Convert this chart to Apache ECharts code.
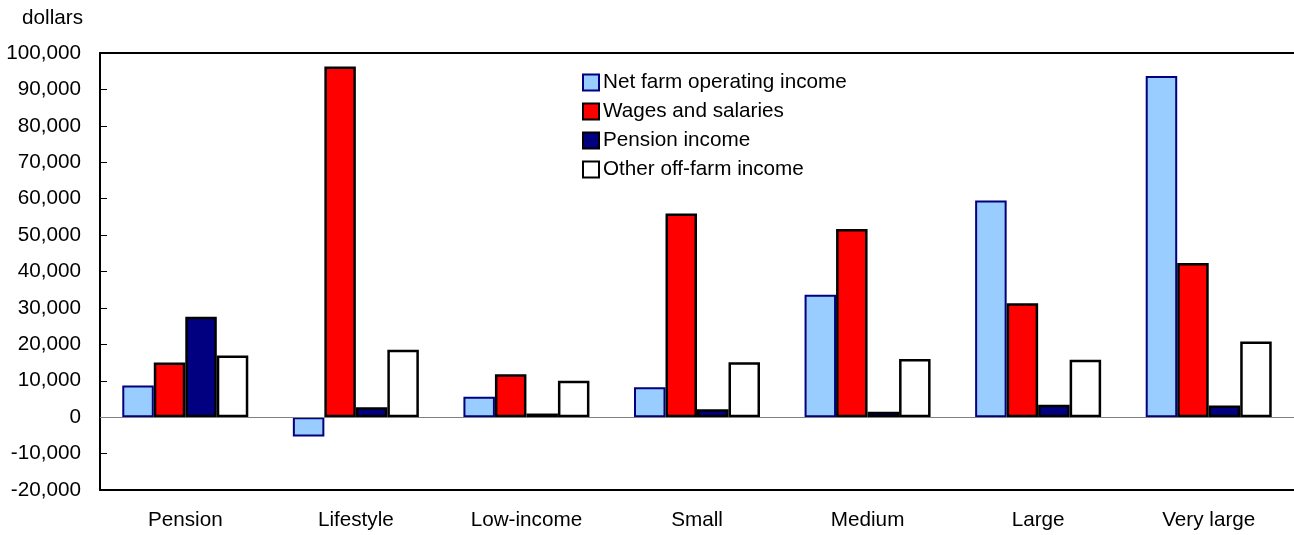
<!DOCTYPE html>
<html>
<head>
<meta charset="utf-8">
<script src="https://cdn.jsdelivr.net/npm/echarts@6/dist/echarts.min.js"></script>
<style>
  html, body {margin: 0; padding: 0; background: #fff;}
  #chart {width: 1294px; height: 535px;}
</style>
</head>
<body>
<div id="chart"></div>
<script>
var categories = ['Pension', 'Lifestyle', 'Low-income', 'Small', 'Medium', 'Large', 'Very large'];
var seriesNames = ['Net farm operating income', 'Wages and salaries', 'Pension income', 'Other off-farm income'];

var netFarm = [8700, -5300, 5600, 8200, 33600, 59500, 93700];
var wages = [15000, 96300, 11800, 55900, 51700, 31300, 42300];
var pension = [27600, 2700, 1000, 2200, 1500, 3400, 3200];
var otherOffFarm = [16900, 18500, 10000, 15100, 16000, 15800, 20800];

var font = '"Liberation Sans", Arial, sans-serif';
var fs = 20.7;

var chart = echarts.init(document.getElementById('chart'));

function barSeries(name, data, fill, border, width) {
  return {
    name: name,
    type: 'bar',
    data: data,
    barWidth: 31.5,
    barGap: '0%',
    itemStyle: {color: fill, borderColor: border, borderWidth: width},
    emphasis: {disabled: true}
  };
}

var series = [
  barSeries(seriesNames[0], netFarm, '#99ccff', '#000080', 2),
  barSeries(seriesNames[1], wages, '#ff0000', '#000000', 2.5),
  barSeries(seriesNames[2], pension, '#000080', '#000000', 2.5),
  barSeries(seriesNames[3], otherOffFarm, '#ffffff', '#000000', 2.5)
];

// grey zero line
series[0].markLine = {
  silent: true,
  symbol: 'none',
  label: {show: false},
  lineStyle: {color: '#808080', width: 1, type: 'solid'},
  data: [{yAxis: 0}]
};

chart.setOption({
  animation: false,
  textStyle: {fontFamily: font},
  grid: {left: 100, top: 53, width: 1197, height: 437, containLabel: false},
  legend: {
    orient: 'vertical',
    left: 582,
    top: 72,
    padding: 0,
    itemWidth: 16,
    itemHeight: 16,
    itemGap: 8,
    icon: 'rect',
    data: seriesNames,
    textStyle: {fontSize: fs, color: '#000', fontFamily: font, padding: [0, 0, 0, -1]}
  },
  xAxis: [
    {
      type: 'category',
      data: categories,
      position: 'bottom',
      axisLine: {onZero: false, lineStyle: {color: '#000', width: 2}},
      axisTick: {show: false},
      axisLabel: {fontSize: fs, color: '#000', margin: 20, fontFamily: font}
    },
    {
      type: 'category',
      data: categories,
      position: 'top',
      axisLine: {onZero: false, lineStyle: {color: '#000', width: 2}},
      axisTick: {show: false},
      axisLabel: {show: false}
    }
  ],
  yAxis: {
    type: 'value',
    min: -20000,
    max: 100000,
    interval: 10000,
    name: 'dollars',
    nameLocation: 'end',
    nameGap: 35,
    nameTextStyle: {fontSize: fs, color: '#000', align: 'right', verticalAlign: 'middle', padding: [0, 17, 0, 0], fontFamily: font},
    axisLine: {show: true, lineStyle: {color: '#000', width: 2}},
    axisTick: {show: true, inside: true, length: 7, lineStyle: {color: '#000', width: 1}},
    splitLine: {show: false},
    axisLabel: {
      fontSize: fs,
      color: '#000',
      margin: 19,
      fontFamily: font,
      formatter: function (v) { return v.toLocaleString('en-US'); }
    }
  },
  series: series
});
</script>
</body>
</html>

* * *

**YOUR GOAL:** Extract the full listing exactly, with the pictures left out.

**REPLY TO THE TASK:**
Convert this chart to Apache ECharts code.
<!DOCTYPE html>
<html>
<head>
<meta charset="utf-8">
<script src="https://cdn.jsdelivr.net/npm/echarts@6/dist/echarts.min.js"></script>
<style>
  html, body {margin: 0; padding: 0; background: #fff;}
  #chart {width: 1294px; height: 535px;}
</style>
</head>
<body>
<div id="chart"></div>
<script>
var categories = ['Pension', 'Lifestyle', 'Low-income', 'Small', 'Medium', 'Large', 'Very large'];
var seriesNames = ['Net farm operating income', 'Wages and salaries', 'Pension income', 'Other off-farm income'];

var netFarm = [8700, -5300, 5600, 8200, 33600, 59500, 93700];
var wages = [15000, 96300, 11800, 55900, 51700, 31300, 42300];
var pension = [27600, 2700, 1000, 2200, 1500, 3400, 3200];
var otherOffFarm = [16900, 18500, 10000, 15100, 16000, 15800, 20800];

var font = '"Liberation Sans", Arial, sans-serif';
var fs = 20.7;

var chart = echarts.init(document.getElementById('chart'));

function barSeries(name, data, fill, border, width) {
  return {
    name: name,
    type: 'bar',
    data: data,
    barWidth: 31.5,
    barGap: '0%',
    itemStyle: {color: fill, borderColor: border, borderWidth: width},
    emphasis: {disabled: true}
  };
}

var series = [
  barSeries(seriesNames[0], netFarm, '#99ccff', '#000080', 2),
  barSeries(seriesNames[1], wages, '#ff0000', '#000000', 2.5),
  barSeries(seriesNames[2], pension, '#000080', '#000000', 2.5),
  barSeries(seriesNames[3], otherOffFarm, '#ffffff', '#000000', 2.5)
];

// grey zero line
series[0].markLine = {
  silent: true,
  symbol: 'none',
  label: {show: false},
  lineStyle: {color: '#808080', width: 1, type: 'solid'},
  data: [{yAxis: 0}]
};

chart.setOption({
  animation: false,
  textStyle: {fontFamily: font},
  grid: {left: 100, top: 53, width: 1197, height: 437, containLabel: false},
  legend: {
    orient: 'vertical',
    left: 582,
    top: 72,
    padding: 0,
    itemWidth: 16,
    itemHeight: 16,
    itemGap: 8,
    icon: 'rect',
    data: seriesNames,
    textStyle: {fontSize: fs, color: '#000', fontFamily: font, padding: [0, 0, 0, -1]}
  },
  xAxis: [
    {
      type: 'category',
      data: categories,
      position: 'bottom',
      axisLine: {onZero: false, lineStyle: {color: '#000', width: 2}},
      axisTick: {show: false},
      axisLabel: {fontSize: fs, color: '#000', margin: 20, fontFamily: font}
    },
    {
      type: 'category',
      data: categories,
      position: 'top',
      axisLine: {onZero: false, lineStyle: {color: '#000', width: 2}},
      axisTick: {show: false},
      axisLabel: {show: false}
    }
  ],
  yAxis: {
    type: 'value',
    min: -20000,
    max: 100000,
    interval: 10000,
    name: 'dollars',
    nameLocation: 'end',
    nameGap: 35,
    nameTextStyle: {fontSize: fs, color: '#000', align: 'right', verticalAlign: 'middle', padding: [0, 17, 0, 0], fontFamily: font},
    axisLine: {show: true, lineStyle: {color: '#000', width: 2}},
    axisTick: {show: true, inside: true, length: 7, lineStyle: {color: '#000', width: 1}},
    splitLine: {show: false},
    axisLabel: {
      fontSize: fs,
      color: '#000',
      margin: 19,
      fontFamily: font,
      formatter: function (v) { return v.toLocaleString('en-US'); }
    }
  },
  series: series
});
</script>
</body>
</html>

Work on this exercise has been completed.